You definitely hit the nail on the head when you said he was created to be the "ideal man" -- becoming a sort of Ubermensch -- but for the explicit purpose of combating Nazism and fascism. So even though his appearance and his creation ironically echo some Nazi themes, I think it's more important to look at the ideals he represents, especially his inherent belief in the equal worth of all people -- definitely not a Nazi ideal!

Spadedust

thank you Mark, i agree with you..... what makes Steve Rogers, a great man... is not his physical enhancements or his looks..... its his character, his belief in the good of all and the equality of everyone...

another interesting thing s the different codes between Steve Rogers and Bruce Wayne

Steve Rogers kills, if he has to.... Bruce doesn't kill

what do you think about that sort of contrast

Mark D. White

So sorry again for the delay... I've been thinking about this for a while.
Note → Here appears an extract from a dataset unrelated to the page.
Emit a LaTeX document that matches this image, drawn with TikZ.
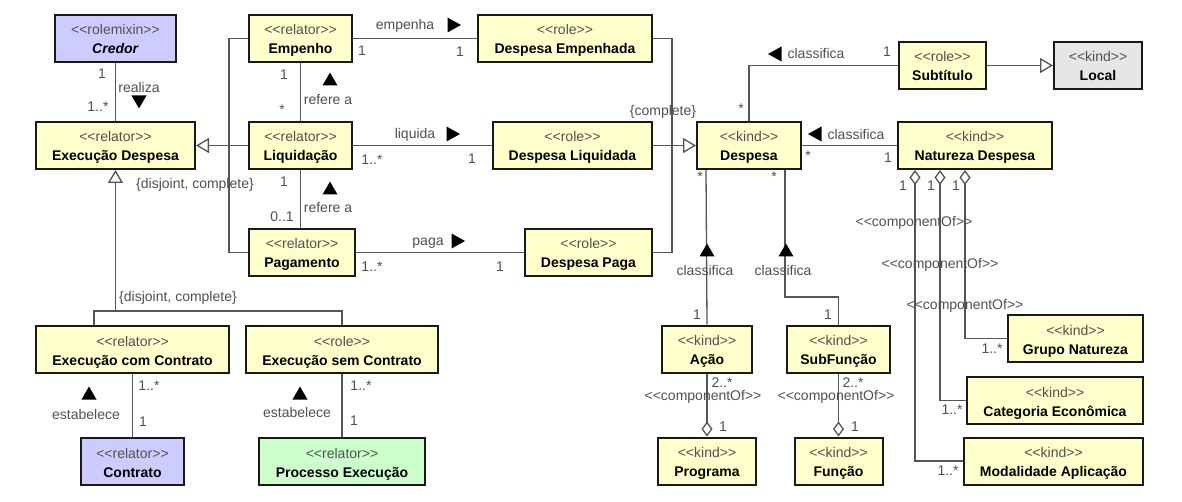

Despite his much-lauded ideals, ultimately Cap is a pragmatist; as the narration in Captain America #184 reads, Cap acts according to "principles, tempered by understanding, honed by reality." He doesn't want to kill, and he looks for any way to avoid doing so, but at some point he recognizes he must, nonetheless doing it with regret. (Look at the storyline in Cap #321-324 in which he is forced to kill a terrorist -- marvelous exploration of Cap's thoughts before and after.) Cap maintains his principle of not killing as long as he can, but once it conflicts with other principles -- such as saving other lives -- then he makes a judgment call. And as I explain in my upcoming book on Cap, his judgment has evolved over the years as the stakes have increased so that he more often endorses killing and torture that he never would have abided before.

Batman, on the other hand, is more stubborn, as I explained in this post: http://www.comicsprofessor.com/2012/04/another-perspective-on-why-batman-doesnt-kill-and-the-problems-with-it.html. He holds to one principle and doesn't recognize the existence of others, so he never has to balance them as Cap does. Batman will never kill the Joker, no matter how many lives he would save by doing so, because he adheres to that one principle above all -- but Cap might, especially if the killing is imminent and there's no other way to defuse the situation. (Of course, Batman's writers will never put him in that situation, as the writers of "Man of Steel" did to Superman this summer!)